Extracted data entries:
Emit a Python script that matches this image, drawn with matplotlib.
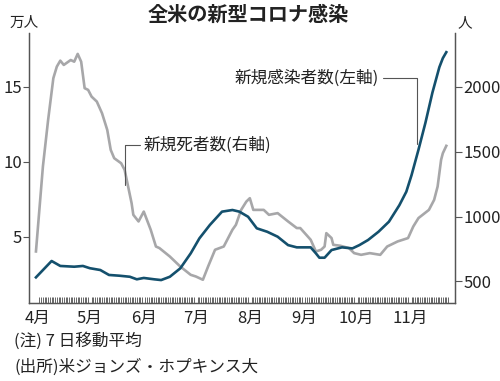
import matplotlib
matplotlib.use("Agg")
import matplotlib.pyplot as plt
import pandas as pd

plt.rcParams['font.family'] = ['Noto Sans CJK JP', 'DejaVu Sans']

# 新規感染者数 (万人, 左軸)
case_dates = ["2020-03-31", "2020-04-09", "2020-04-14", "2020-04-22", "2020-04-27",
              "2020-05-01", "2020-05-07", "2020-05-12", "2020-05-18", "2020-05-24",
              "2020-05-28", "2020-06-01", "2020-06-07", "2020-06-11", "2020-06-16",
              "2020-06-22", "2020-06-28", "2020-07-03", "2020-07-09", "2020-07-16",
              "2020-07-22", "2020-07-26", "2020-07-31", "2020-08-05", "2020-08-11",
              "2020-08-17", "2020-08-23", "2020-08-28", "2020-09-05", "2020-09-08",
              "2020-09-10", "2020-09-13", "2020-09-17", "2020-09-23", "2020-09-29",
              "2020-10-03", "2020-10-08", "2020-10-14", "2020-10-20", "2020-10-26",
              "2020-10-30", "2020-11-02", "2020-11-06", "2020-11-10", "2020-11-14",
              "2020-11-18", "2020-11-20", "2020-11-22"]
case_values = [2.29, 3.38, 3.05, 3.0, 3.05,
               2.9, 2.78, 2.45, 2.4, 2.33,
               2.16, 2.25, 2.16, 2.11, 2.33,
               2.89, 3.89, 4.89, 5.78, 6.67,
               6.78, 6.67, 6.33, 5.56, 5.33,
               5.0, 4.44, 4.29, 4.29, 3.89,
               3.6, 3.6, 4.11, 4.29, 4.22,
               4.44, 4.78, 5.33, 6.0, 7.1,
               8.0, 9.1, 10.8, 12.6, 14.6,
               16.3, 16.9, 17.3]

# 新規死者数 (人, 右軸)
death_dates = ["2020-03-31", "2020-04-04", "2020-04-07", "2020-04-10", "2020-04-12",
               "2020-04-14", "2020-04-16", "2020-04-20", "2020-04-22", "2020-04-24",
               "2020-04-26", "2020-04-28", "2020-04-30", "2020-05-02", "2020-05-05",
               "2020-05-08", "2020-05-11", "2020-05-13", "2020-05-15", "2020-05-19",
               "2020-05-21", "2020-05-23", "2020-05-25", "2020-05-26", "2020-05-29",
               "2020-06-01", "2020-06-05", "2020-06-08", "2020-06-10", "2020-06-16",
               "2020-06-22", "2020-06-28", "2020-07-01", "2020-07-05", "2020-07-08",
               "2020-07-12", "2020-07-17", "2020-07-22", "2020-07-24", "2020-07-27",
               "2020-07-30", "2020-08-01", "2020-08-03", "2020-08-09", "2020-08-12",
               "2020-08-17", "2020-08-23", "2020-08-28", "2020-08-30", "2020-09-05",
               "2020-09-08", "2020-09-11", "2020-09-13", "2020-09-14", "2020-09-17",
               "2020-09-18", "2020-09-22", "2020-09-27", "2020-09-30", "2020-10-04",
               "2020-10-09", "2020-10-15", "2020-10-19", "2020-10-25", "2020-10-31",
               "2020-11-03", "2020-11-06", "2020-11-12", "2020-11-15", "2020-11-17",
               "2020-11-19", "2020-11-20", "2020-11-22"]
death_values = [731, 1385, 1744, 2065, 2154,
                2200, 2167, 2205, 2192, 2252,
                2192, 1988, 1975, 1923, 1885,
                1795, 1667, 1513, 1449, 1410,
                1359, 1231, 1103, 1013, 962,
                1038, 898, 769, 757, 692,
                615, 551, 538, 513, 615,
                744, 769, 898, 936, 1051,
                1115, 1141, 1051, 1051, 1013,
                1026, 962, 911, 911, 821,
                731, 744, 769, 872, 834,
                782, 775, 757, 718, 705,
                718, 705, 769, 808, 834,
                923, 988, 1051, 1128, 1231,
                1436, 1487, 1544]

month_ticks = ["2020-04-01", "2020-05-01", "2020-06-01", "2020-07-01",
               "2020-08-01", "2020-09-01", "2020-10-01", "2020-11-01"]
month_labels = ["4月", "5月", "6月", "7月", "8月", "9月", "10月", "11月"]
left_ticks = [5, 10, 15]
right_ticks = [500, 1000, 1500, 2000]

cd = pd.to_datetime(case_dates)
dd = pd.to_datetime(death_dates)

fig = plt.figure(figsize=(5.0, 3.81), dpi=100)
ax = fig.add_axes([0.058, 0.2047, 0.852, 0.7087])
ax2 = ax.twinx()

BLUE = "#14506d"
GRAY = "#a7a7a9"
SPINE = "#555555"
TXT = "#222222"

ax2.plot(dd, death_values, color=GRAY, lw=1.9, solid_joinstyle="round", zorder=2)
ax.plot(cd, case_values, color=BLUE, lw=1.9, solid_joinstyle="round", zorder=3)
ax.set_zorder(ax2.get_zorder() + 1)
ax.patch.set_visible(False)

ax.set_xlim(pd.Timestamp("2020-03-27"), pd.Timestamp("2020-11-27"))
ax.set_ylim(0.58, 18.58)
ax2.set_ylim(334, 2413)

for a in (ax, ax2):
    a.spines['top'].set_visible(False)
    for s in ('left', 'right', 'bottom'):
        a.spines[s].set_color(SPINE)
        a.spines[s].set_linewidth(0.9)

ax.set_yticks(left_ticks)
ax.set_yticklabels([str(v) for v in left_ticks])
ax2.set_yticks(right_ticks)
ax2.set_yticklabels([str(v) for v in right_ticks])
ax.tick_params(axis='y', direction='out', length=4, width=0.8, color=SPINE,
               labelsize=12, labelcolor=TXT, pad=1)
ax2.tick_params(axis='y', direction='out', length=5, width=0.8, color=SPINE,
                labelsize=12, labelcolor=TXT, pad=1)

ax.set_xticks(pd.to_datetime(month_ticks))
ax.set_xticklabels(month_labels)
minor = pd.date_range(cd.min() + pd.Timedelta(days=1), cd.max() + pd.Timedelta(days=1), freq="D")
ax.set_xticks(minor, minor=True)
ax.tick_params(axis='x', which='major', length=0, labelsize=12, labelcolor=TXT, pad=5)
ax.tick_params(axis='x', which='minor', direction='in', length=4, width=0.7, color="#666666")

# Annotations with leader lines
ax2.annotate("新規死者数(右軸)", xy=(pd.Timestamp("2020-05-21"), 1244),
             xytext=(pd.Timestamp("2020-06-01"), 1551), textcoords='data',
             fontsize=12, color=TXT, va='center', ha='left',
             arrowprops=dict(arrowstyle='-', color="#555555", lw=0.8,
                             connectionstyle="angle,angleA=0,angleB=90,rad=0",
                             shrinkA=1, shrinkB=0))
ax.annotate("新規感染者数(左軸)", xy=(pd.Timestamp("2020-11-05"), 11.2),
            xytext=(pd.Timestamp("2020-10-14"), 15.58), textcoords='data',
            fontsize=12, color=TXT, va='center', ha='right',
            arrowprops=dict(arrowstyle='-', color="#555555", lw=0.8,
                            connectionstyle="angle,angleA=0,angleB=90,rad=0",
                            shrinkA=1, shrinkB=0))

fig.text(0.496, 0.962, "全米の新型コロナ感染", ha='center', va='center',
         fontsize=14.5, fontweight='bold', color=TXT)
fig.text(0.048, 0.94, "万人", ha='center', va='center', fontsize=10.5, color=TXT)
fig.text(0.93, 0.94, "人", ha='center', va='center', fontsize=10.5, color=TXT)
fig.text(0.028, 0.105, "(注) 7 日移動平均", ha='left', va='center', fontsize=12, color=TXT)
fig.text(0.028, 0.037, "(出所)米ジョンズ・ホプキンス大", ha='left', va='center', fontsize=12, color=TXT)

fig.savefig("out.png", dpi=100, facecolor="white")
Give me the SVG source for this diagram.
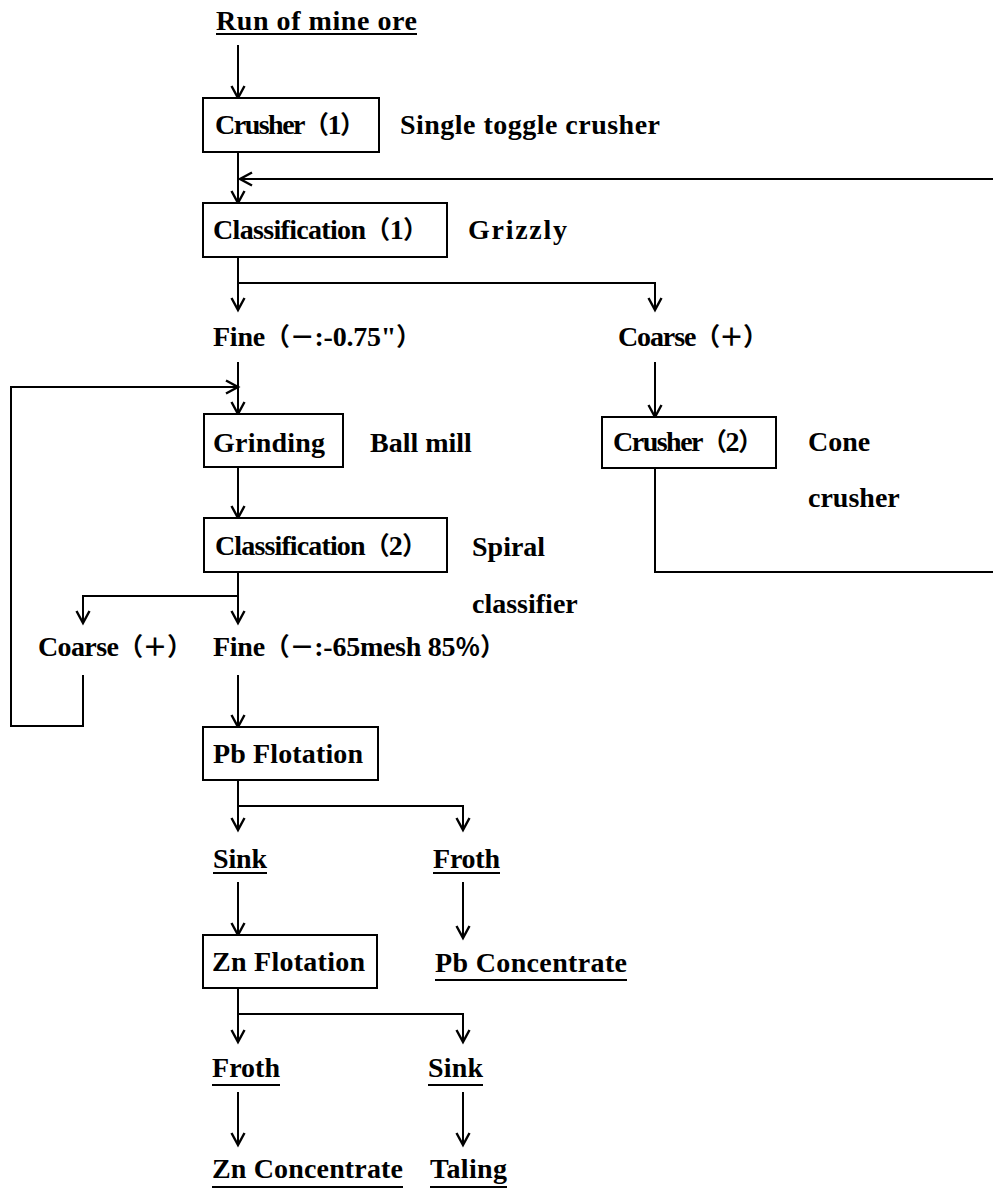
<svg xmlns="http://www.w3.org/2000/svg" width="993" height="1191" viewBox="0 0 993 1191">
<style>
text{font-family:"Liberation Serif","Noto Sans CJK JP",serif;font-weight:bold;font-size:28px;fill:#000}
.fw{font-size:25px}
.box{fill:#fff;stroke:#000;stroke-width:2}
.ul{stroke:#000;stroke-width:2}
.con{fill:none;stroke:#000;stroke-width:2;marker-end:url(#ah)}
</style>
<defs>
<marker id="ah" markerUnits="userSpaceOnUse" markerWidth="20" markerHeight="20" viewBox="-14 -10 20 20" refX="0" refY="0" orient="auto" overflow="visible">
<path d="M-12,-6.5 L0,0 L-12,6.5" fill="none" stroke="#000" stroke-width="2.4"/>
</marker>
</defs>
<rect width="993" height="1191" fill="#fff"/>
<g id="connectors">
<path class="con" d="M238,45 V98"/>
<path class="con" d="M238,152 V203"/>
<path class="con" d="M655,468 V572 H996 V179 H240"/>
<path class="con" d="M238,257 V310"/>
<path class="con" d="M238,283 H655 V310"/>
<path class="con" d="M238,362 V414"/>
<path class="con" d="M655,362 V417"/>
<path class="con" d="M238,467 V518"/>
<path class="con" d="M238,572 V623"/>
<path class="con" d="M238,596 H83 V623"/>
<path class="con" d="M83,675 V726 H11 V387 H238"/>
<path class="con" d="M238,675 V727"/>
<path class="con" d="M238,780 V830"/>
<path class="con" d="M238,806 H463 V830"/>
<path class="con" d="M238,882 V935"/>
<path class="con" d="M463,882 V938"/>
<path class="con" d="M238,988 V1042"/>
<path class="con" d="M238,1014 H463 V1042"/>
<path class="con" d="M238,1092 V1145"/>
<path class="con" d="M463,1092 V1145"/>
</g>
<g id="run-of-mine-ore">
<text x="216" y="30" textLength="201" lengthAdjust="spacing">Run of mine ore</text>
<line class="ul" x1="216" y1="34" x2="417" y2="34"/>
</g>
<g id="crusher1">
<rect class="box" x="203" y="98" width="176" height="54"/>
<text x="215" y="134" textLength="150" lengthAdjust="spacing">Crusher<tspan class="fw">（</tspan>1<tspan class="fw">）</tspan></text>
</g>
<g id="crusher1-label"><text x="400" y="134" textLength="260" lengthAdjust="spacing">Single toggle crusher</text></g>
<g id="classification1">
<rect class="box" x="203" y="203" width="244" height="54"/>
<text x="213" y="239" textLength="215" lengthAdjust="spacing">Classification<tspan class="fw">（</tspan>1<tspan class="fw">）</tspan></text>
</g>
<g id="classification1-label"><text x="468" y="239" textLength="99" lengthAdjust="spacing">Grizzly</text></g>
<g id="fine1"><text x="213" y="346" textLength="208" lengthAdjust="spacing">Fine<tspan class="fw">（－</tspan>:-0.75"<tspan class="fw">）</tspan></text></g>
<g id="coarse1"><text x="618" y="346" textLength="150" lengthAdjust="spacing">Coarse<tspan class="fw">（＋）</tspan></text></g>
<g id="crusher2">
<rect class="box" x="602" y="417" width="174" height="51"/>
<text x="613" y="451" textLength="150" lengthAdjust="spacing">Crusher<tspan class="fw">（</tspan>2<tspan class="fw">）</tspan></text>
</g>
<g id="crusher2-label">
<text x="808" y="451">Cone</text>
<text x="808" y="507">crusher</text>
</g>
<g id="grinding">
<rect class="box" x="204" y="414" width="139" height="53"/>
<text x="213" y="452" textLength="112" lengthAdjust="spacing">Grinding</text>
</g>
<g id="grinding-label"><text x="370" y="452">Ball mill</text></g>
<g id="classification2">
<rect class="box" x="204" y="518" width="243" height="54"/>
<text x="215" y="555" textLength="212" lengthAdjust="spacing">Classification<tspan class="fw">（</tspan>2<tspan class="fw">）</tspan></text>
</g>
<g id="classification2-label">
<text x="472" y="556">Spiral</text>
<text x="472" y="613">classifier</text>
</g>
<g id="coarse2"><text x="38" y="656" textLength="154" lengthAdjust="spacing">Coarse<tspan class="fw">（＋）</tspan></text></g>
<g id="fine2"><text x="213" y="656" textLength="292" lengthAdjust="spacing">Fine<tspan class="fw">（－</tspan>:-65mesh 85<tspan class="fw">％）</tspan></text></g>
<g id="pb-flotation">
<rect class="box" x="203" y="727" width="175" height="53"/>
<text x="213" y="763" textLength="150" lengthAdjust="spacing">Pb Flotation</text>
</g>
<g id="sink1">
<text x="213" y="868" textLength="54" lengthAdjust="spacing">Sink</text>
<line class="ul" x1="213" y1="873" x2="267" y2="873"/>
</g>
<g id="froth1">
<text x="433" y="868" textLength="67" lengthAdjust="spacing">Froth</text>
<line class="ul" x1="433" y1="873" x2="500" y2="873"/>
</g>
<g id="zn-flotation">
<rect class="box" x="203" y="935" width="174" height="53"/>
<text x="212" y="971" textLength="153" lengthAdjust="spacing">Zn Flotation</text>
</g>
<g id="pb-concentrate">
<text x="435" y="972" textLength="192" lengthAdjust="spacing">Pb Concentrate</text>
<line class="ul" x1="435" y1="980" x2="627" y2="980"/>
</g>
<g id="froth2">
<text x="212" y="1077" textLength="68" lengthAdjust="spacing">Froth</text>
<line class="ul" x1="212" y1="1085" x2="280" y2="1085"/>
</g>
<g id="sink2">
<text x="428" y="1077" textLength="55" lengthAdjust="spacing">Sink</text>
<line class="ul" x1="428" y1="1085" x2="483" y2="1085"/>
</g>
<g id="zn-concentrate">
<text x="212" y="1178" textLength="191" lengthAdjust="spacing">Zn Concentrate</text>
<line class="ul" x1="212" y1="1187" x2="403" y2="1187"/>
</g>
<g id="taling">
<text x="430" y="1178" textLength="77" lengthAdjust="spacing">Taling</text>
<line class="ul" x1="430" y1="1187" x2="507" y2="1187"/>
</g>
</svg>
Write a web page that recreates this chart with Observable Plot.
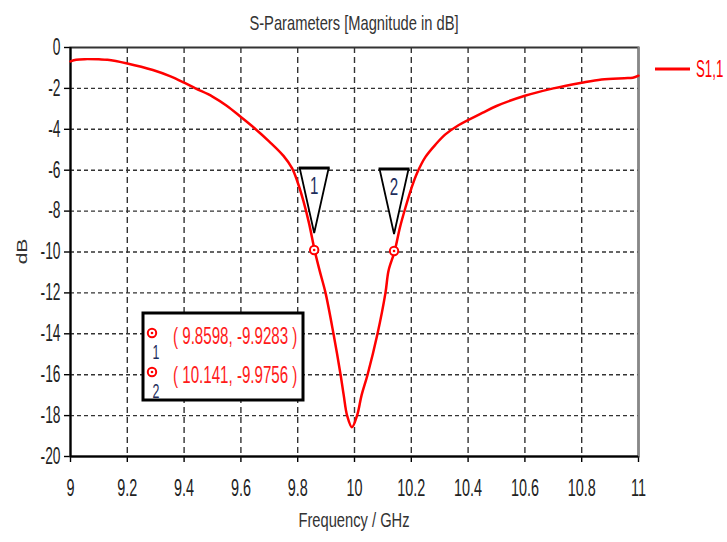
<!DOCTYPE html>
<html>
<head>
<meta charset="utf-8">
<script src="https://cdn.jsdelivr.net/npm/d3@7"></script>
<script src="https://cdn.jsdelivr.net/npm/@observablehq/plot@0.6"></script>
<style>
  body { margin: 0; background: #fff; }
  #chart svg { display: block; }
</style>
</head>
<body>
<div id="chart"></div>
<script>
// ---------- data ----------
const titleText = "S-Parameters [Magnitude in dB]";
const xLabelText = "Frequency / GHz";
const yLabelText = "dB";
const seriesName = "S1,1";

const freq = [9.00, 9.02, 9.05, 9.10, 9.13, 9.20, 9.29, 9.35, 9.40, 9.44,
  9.50, 9.55, 9.60, 9.65, 9.70, 9.75, 9.78, 9.80, 9.82, 9.84,
  9.8598, 9.877, 9.898, 9.926, 9.951, 9.962, 9.974, 9.991, 10.009, 10.025,
  10.046, 10.081, 10.109, 10.12, 10.141, 10.16, 10.18, 10.20, 10.22, 10.25,
  10.285, 10.32, 10.366, 10.45, 10.50, 10.60, 10.70, 10.80, 10.87, 10.95,
  10.98, 11.00];
const s11 = [-0.68, -0.60, -0.57, -0.58, -0.60, -0.78, -1.10, -1.40, -1.72, -2.00,
  -2.40, -2.85, -3.40, -3.97, -4.60, -5.30, -5.90, -6.60, -7.50, -8.60,
  -9.93, -10.90, -12.00, -14.00, -16.00, -17.00, -18.00, -18.57, -18.00, -17.00,
  -16.00, -14.00, -12.00, -10.90, -9.98, -8.80, -7.80, -6.90, -6.15, -5.35,
  -4.75, -4.25, -3.80, -3.20, -2.86, -2.36, -2.00, -1.72, -1.56, -1.50,
  -1.48, -1.38];

const markerIds = ["1", "2"];
const markerFreq = [9.8598, 10.141];
const markerDb = [-9.9283, -9.9756];

const xTicks = [9, 9.2, 9.4, 9.6, 9.8, 10, 10.2, 10.4, 10.6, 10.8, 11];
const yTicks = [0, -2, -4, -6, -8, -10, -12, -14, -16, -18, -20];

// ---------- build ----------
const curve = freq.map((f, i) => ({ f, db: s11[i] }));
const markers = markerIds.map((id, i) => ({ id, f: markerFreq[i], db: markerDb[i] }));

const FONT = "'Liberation Sans', Arial, sans-serif";
const W = 727, H = 542;

const plot = Plot.plot({
  width: W, height: H,
  marginLeft: 70, marginRight: 89, marginTop: 47, marginBottom: 86,
  style: { fontFamily: FONT, background: "#fff", overflow: "visible" },
  x: { domain: [xTicks[0], xTicks[xTicks.length - 1]] },
  y: { domain: [yTicks[yTicks.length - 1], yTicks[0]] },
  marks: [
    Plot.gridX(xTicks.slice(1, -1), { stroke: "#333", strokeOpacity: 1, strokeWidth: 1.4, strokeDasharray: "6,4" }),
    Plot.gridY(yTicks.slice(1, -1), { stroke: "#333", strokeOpacity: 1, strokeWidth: 1.4, strokeDasharray: "4,3" }),
    Plot.axisX(xTicks, { tickSize: 6, tickPadding: 16, fontSize: 24, stroke: "#000", strokeWidth: 1.4, fill: "#222", label: null, tickFormat: d => String(d) }),
    Plot.axisY(yTicks, { tickSize: 6, tickPadding: 4, fontSize: 23, stroke: "#000", strokeWidth: 1.4, fill: "#222", label: null, tickFormat: d => String(d) }),
    Plot.frame({ stroke: "#333", strokeWidth: 2 }),
    Plot.ruleX([xTicks[xTicks.length - 1]], { stroke: "#888", strokeWidth: 2 }),
    Plot.ruleX([xTicks[0]], { stroke: "#000", strokeWidth: 2 }),
    Plot.ruleY([yTicks[yTicks.length - 1]], { stroke: "#000", strokeWidth: 2 }),
    Plot.line(curve, { x: "f", y: "db", stroke: "#ff0000", strokeWidth: 2.5, curve: "catmull-rom" })
  ]
});

document.getElementById("chart").appendChild(plot);

const xs = plot.scale("x"), ys = plot.scale("y");
const svg = d3.select(plot);
const squeeze = [];

function addText(parent, txt, attrs, factor) {
  const t = parent.append("text").text(txt).attr("font-family", FONT).attr("text-anchor", "start");
  for (const k in attrs) t.attr(k, attrs[k]);
  squeeze.push([t.node(), factor]);
  return t;
}

// title and axis labels
const xMid = (xs.apply(xTicks[0]) + xs.apply(xTicks[xTicks.length - 1])) / 2;
addText(svg, titleText, { x: xMid, y: 30, "text-anchor": "middle", "font-size": 21, fill: "#333" }, 0.7);
addText(svg, xLabelText, { x: xMid, y: 527, "text-anchor": "middle", "font-size": 21, fill: "#333" }, 0.7);
svg.append("text").text(yLabelText).attr("font-family", FONT).attr("font-size", 21).attr("fill", "#333")
  .attr("text-anchor", "middle")
  .attr("transform", `translate(27,${(ys.apply(0) + ys.apply(-20)) / 2}) rotate(-90) scale(1,0.7)`);

// legend
const lg = svg.append("g");
lg.append("line").attr("x1", 655).attr("x2", 690).attr("y1", 69).attr("y2", 69)
  .attr("stroke", "#ff0000").attr("stroke-width", 3);
lg.append("text").text(seriesName).attr("font-family", FONT).attr("text-anchor", "start")
  .attr("font-size", 17).attr("fill", "#ff0000")
  .attr("transform", "translate(696,77) scale(0.78,1.4)");

// marker symbols on curve
function ringMarker(g, cx, cy) {
  g.append("circle").attr("cx", cx).attr("cy", cy).attr("r", 4.2)
    .attr("fill", "#fff").attr("stroke", "#ff0000").attr("stroke-width", 2);
  g.append("circle").attr("cx", cx).attr("cy", cy).attr("r", 1.3).attr("fill", "#ff0000");
}
const mg = svg.append("g");
markers.forEach(m => {
  const px = xs.apply(m.f), py = ys.apply(m.db);
  const apexY = py - 17, topY = apexY - 65, hw = 14.5;
  mg.append("path")
    .attr("d", `M${px - hw},${topY} L${px},${apexY} L${px + hw},${topY}`)
    .attr("fill", "#fff").attr("stroke", "#000").attr("stroke-width", 1.8);
  mg.append("line").attr("x1", px - hw - 1).attr("x2", px + hw + 1).attr("y1", topY).attr("y2", topY)
    .attr("stroke", "#000").attr("stroke-width", 3);
  addText(mg, m.id, { x: px, y: topY + 26, "text-anchor": "middle", "font-size": 24, fill: "#1e2d5c" }, 0.63);
  ringMarker(mg, px, py);
});

// annotation box
const bg = svg.append("g");
bg.append("rect").attr("x", 143).attr("y", 313).attr("width", 160).attr("height", 87)
  .attr("fill", "#fff").attr("stroke", "#000").attr("stroke-width", 3);
markers.forEach((m, i) => {
  const rowY = 333 + i * 39;
  ringMarker(bg, 152, rowY);
  addText(bg, m.id, { x: 152.5, y: rowY + 26, "font-size": 20, fill: "#1e2d5c" }, 0.62);
  addText(bg, `( ${m.f}, ${m.db} )`, { x: 173, y: rowY + 11, "font-size": 24, fill: "#ff1a1a" }, 0.63);
});

// squeeze axis tick labels horizontally (narrow font look)
plot.querySelectorAll('g[aria-label="x-axis tick label"] text, g[aria-label="y-axis tick label"] text')
  .forEach(t => squeeze.push([t, 0.6]));

squeeze.forEach(([t, f]) => {
  const L = t.getComputedTextLength();
  t.setAttribute("textLength", (L * f).toFixed(2));
  t.setAttribute("lengthAdjust", "spacingAndGlyphs");
});
</script>
</body>
</html>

■ **REQUIRED TASK**
Your task is to return the lines above, from the first one up to and including the line containing "plt.rcParams['font.family'] = ['Noto", minus any pictures.

■ **TASK RESULT**
Emit a Python script that matches this image, drawn with matplotlib.
import matplotlib
matplotlib.use("Agg")
import matplotlib.pyplot as plt
import pandas as pd

plt.rcParams['font.family'] = ['Noto Sans CJK JP', 'DejaVu Sans']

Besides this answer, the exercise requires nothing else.